Gusbourne Blanc de Noirs 2018: Power and English Elegance

4 June 2024 · 2 min read

Wine Review

100% Pinot Noir, vintage 2018, one of England’s better harvests of the past decade. Most English sparkling rests on Chardonnay; Gusbourne picks Pinot Noir solo and delivers the most structured wine of the core range. Master Sommelier Laura Rhys called it “real presence and real character” on Sparks — sommelier shorthand for a wine that demands attention rather than disappearing politely into the background.

2018 as context

Warm and dry year in Kent and West Sussex. Pinot Noir came in with ripeness and balance; crucial for a Blanc de Noirs because one grape does all the work. Gusbourne only declares vintages when quality justifies it — not yearly routine. 2018 on the label means a genuinely good year.

Vinification

Tirage followed by minimum three years (likely longer for this vintage) on fine lees. Pinot Noir holds long autolysis well; structure and depth from the grape get amplified rather than diluted.

Tasting notes

The nose carries strawberry, raspberry, a touch of cherry. Underneath an earthy, mineral underlay — not the bright minerality of Chardonnay but deeper and more complex (forest floor after rain).
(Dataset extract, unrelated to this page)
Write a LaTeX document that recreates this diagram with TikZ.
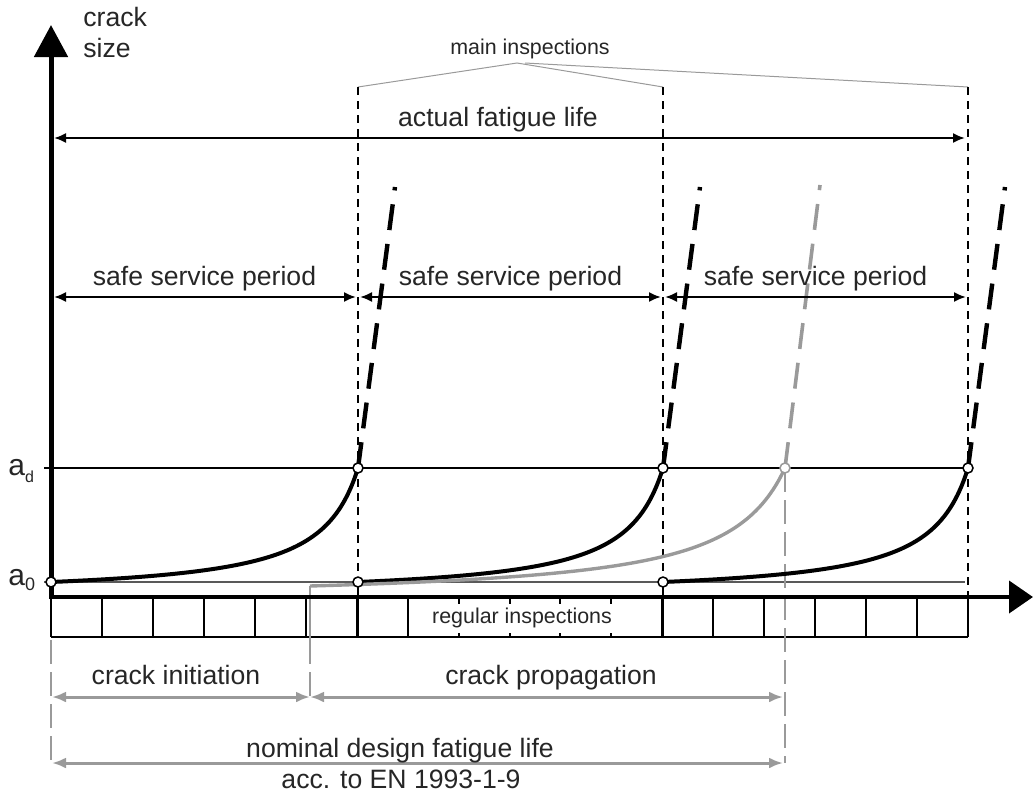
\documentclass[tikz,border=0pt]{standalone}
\usepackage{fontspec}
\setmainfont{Liberation Sans}
\usetikzlibrary{arrows.meta}
\definecolor{grayline}{HTML}{9A9A9A}
\definecolor{txt}{HTML}{262626}
\newcommand\crackcurve[5]{%
  \draw[#5] plot[domain=0:1,samples=90,smooth] ({#1+\x*(#2-#1)},{#3-(#3-#4)*(1/(1.13-\x)-0.88496)/6.80734});
}
\begin{document}
\begin{tikzpicture}[x=0.5pt,y=-0.5pt,
  lbl/.style={font=\fontsize{13.3}{14}\selectfont, text=txt, inner sep=0pt},
  small/.style={font=\fontsize{10.7}{12}\selectfont, text=txt, inner sep=0pt},
  vdash/.style={line width=1pt, dash pattern=on 4pt off 3pt},
  dim/.style={line width=1pt, {Latex[length=6pt,width=5pt]}-{Latex[length=6pt,width=5pt]}},
  gdim/.style={line width=1.5pt, draw=grayline, {Latex[length=7pt,width=5.5pt]}-{Latex[length=7pt,width=5.5pt]}},
  gdash/.style={line width=1pt, draw=grayline, dash pattern=on 12pt off 4pt},
  curve/.style={line width=2pt, black},
  gcurve/.style={line width=1.7pt, grayline},
  contdash/.style={line width=2.2pt, black, dash pattern=on 13pt off 7pt},
  gcontdash/.style={line width=1.8pt, grayline, dash pattern=on 13pt off 7pt},
  ring/.style={circle, draw=black, fill=white, line width=0.75pt, inner sep=0pt, minimum size=5pt},
  boxline/.style={line width=1pt},
  inspline/.style={line width=0.5pt, draw=grayline}
]
\useasboundingbox (0,0) rectangle (1034,793);

% key points
\coordinate (O) at (51,597);
\coordinate (Ytip) at (51,25);
\coordinate (Xstart) at (49,597);
\coordinate (Xtip) at (1033,597);
\coordinate (P0) at (51,582);
\coordinate (P1d) at (358,468);
\coordinate (P1o) at (358,582);
\coordinate (P2d) at (663,468);
\coordinate (P2o) at (663,582);
\coordinate (P3d) at (968,468);
\coordinate (Pg) at (785,468);
\coordinate (Pgo) at (310,586);
\coordinate (E1) at (395,187);
\coordinate (E2) at (700,187);
\coordinate (E3) at (1005,187);
\coordinate (Eg) at (820,185);
\coordinate (m1t) at (358,87);
\coordinate (m2t) at (663,87);
\coordinate (m3t) at (968,87);
\coordinate (m1b) at (358,637);
\coordinate (m2b) at (663,637);
\coordinate (m3b) at (968,597);
\coordinate (apex) at (517,63);
\coordinate (apexb) at (525,63);
\coordinate (adL) at (44,468);
\coordinate (a0L) at (44,582);
\coordinate (a0R) at (965,582);
\coordinate (boxBL) at (51,637);
\coordinate (boxBR) at (968,637);

% main inspections
\node[small, anchor=base] (mi) at (530,54) {main inspections};
\draw[inspline] (m1t) -- (apex) -- (m2t);
\draw[inspline] (apexb) -- (m3t);

% reference levels
\draw[line width=0.75pt] (adL) -- (P3d);
\draw[line width=0.6pt, draw=black!65] (a0L) -- (a0R);
\node[anchor=base west, inner sep=0pt, text=txt, font=\fontsize{15}{15}\selectfont] (ad) at (8,475) {a\raisebox{-3.5pt}{\fontsize{8}{8}\selectfont d}};
\node[anchor=base west, inner sep=0pt, text=txt, font=\fontsize{15}{15}\selectfont] (a0) at (8,585) {a\raisebox{-2.5pt}{\fontsize{9}{9}\selectfont 0}};

% main inspection lines
\draw[vdash] (m1t) -- (P1o);
\draw[vdash] (m2t) -- (P2o);
\draw[vdash] (m3t) -- (m3b);
\draw[boxline] (P1o) -- (m1b);
\draw[boxline] (P2o) -- (m2b);

% regular inspection boxes
\foreach \k in {0,...,18} {\draw[boxline] ({51+\k*50.944},597) -- ({51+\k*50.944},637);}
\draw[boxline] (boxBL) -- (boxBR);
\node[small, fill=white, inner xsep=2pt, inner ysep=0pt, minimum height=14.5pt] (ri) at (522,618) {regular inspections};

% gray verticals
\coordinate (g1a) at (51,640); \coordinate (g1b) at (51,763);
\coordinate (g2a) at (310,640); \coordinate (g2b) at (310,697);
\coordinate (g3b) at (785,763);
\draw[line width=1pt, draw=grayline] (Pgo) -- (g2a);
\draw[gdash] (g2a) -- (g2b);
\draw[gdash] (g1a) -- (g1b);
\draw[gdash, line width=0.75pt] (Pg) -- (g3b);

% crack curves
\crackcurve{51}{358}{582}{468}{curve}
\crackcurve{358}{663}{582}{468}{curve}
\crackcurve{310}{785}{586}{468}{gcurve}
\crackcurve{663}{968}{582}{468}{curve}
\draw[contdash] (P1d) -- (E1);
\draw[contdash] (P2d) -- (E2);
\draw[contdash] (P3d) -- (E3);
\draw[gcontdash] (Pg) -- (Eg);

% axes
\draw[line width=2pt, -{Triangle[length=12pt,width=16pt]}] (Xstart) -- (Xtip);
\draw[line width=2.5pt, -{Triangle[length=16pt,width=16.5pt]}] (51,599) -- (Ytip);
\node[lbl, anchor=base west] (crk) at (83,26) {crack};
\node[lbl, anchor=base west] (sz) at (83,57) {size};

% actual fatigue life
\coordinate (afL) at (54,138); \coordinate (afR) at (965,138);
\draw[dim] (afL) -- (afR);
\node[lbl, anchor=base] (afl) at (498,126) {actual fatigue life};

% safe service periods
\coordinate (s1L) at (54,297); \coordinate (s1R) at (356,297);
\coordinate (s2L) at (360,297); \coordinate (s2R) at (661,297);
\coordinate (s3L) at (665,297); \coordinate (s3R) at (966,297);
\draw[dim] (s1L) -- (s1R);
\draw[dim] (s2L) -- (s2R);
\draw[dim] (s3L) -- (s3R);
\node[lbl, anchor=base] (ssp1) at (204.5,285) {safe service period};
\node[lbl, anchor=base] (ssp2) at (510.5,285) {safe service period};
\node[lbl, anchor=base] (ssp3) at (815.5,285) {safe service period};

% design life dimensions
\coordinate (ciL) at (52,697); \coordinate (ciM) at (310,697); \coordinate (ciR) at (783,697);
\coordinate (ndL) at (52,763); \coordinate (ndR) at (783,763);
\draw[gdim] (ciL) -- (ciM);
\draw[gdim] (ciM) -- (ciR);
\draw[gdim] (ndL) -- (ndR);
\node[lbl, anchor=base] (ci) at (176,684) {crack initiation};
\node[lbl, anchor=base] (cp) at (551,684) {crack propagation};
\node[lbl, anchor=base] (nd) at (400,757) {nominal design fatigue life};
\node[lbl, anchor=base] (en) at (401,788) {acc. to EN 1993-1-9};

% rings
\node[ring] (nP0) at (P0) {};
\node[ring] (nP1d) at (P1d) {};
\node[ring] (nP1o) at (P1o) {};
\node[ring] (nP2d) at (P2d) {};
\node[ring] (nP2o) at (P2o) {};
\node[ring] (nP3d) at (P3d) {};
\node[ring, draw=grayline] (nPg) at (Pg) {};
\end{tikzpicture}
\end{document}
On the palate real structure and depth. Acidity good and clear, but the story is the texture. Richness and substance the other Gusbourne cuvées just don’t reach. Long complex finish, flavours evolve in the glass.

At the table

This is where Blanc de Noirs shines. Roast duck, pheasant or grouse, fattier fish (grilled or braised salmon and tuna), aged cheese. Personal experiments: wild boar (earthy notes match the meat), aged Gouda, beef carpaccio (the structure carries raw meat), wild mushroom risotto.

Cellaring

At seven years old (2018 in 2025) drinks well now; primary fruit stays lively, structure intact, early tertiary notes appear. Cellaring through 2030+ delivers more earthy complexity, fruit recedes, contemplative style.

For a case purchase: drink 2-3 bottles now to learn the current state, cellar the rest 3-5 years for revisit.

Critical

At €48-58 this bottle sits in direct Champagne Blanc de Noirs competition. Quality justifies it, valuation gets subjective. Drinkers wanting delicate aperitif-style bubbles may find this too intense; deliberate winemaking choice, not a flaw. English vintage Pinot has limited track record for long-term evolution; cellaring potential is informed guess, not proven.

Verdict

English sparkling wine at its most ambitious: structure, vintage designation, long bottle aging. Not aiming to please everyone; for drinkers seeking Pinot Noir bubbles with serious depth, a direct choice. In the Netherlands via Vinites.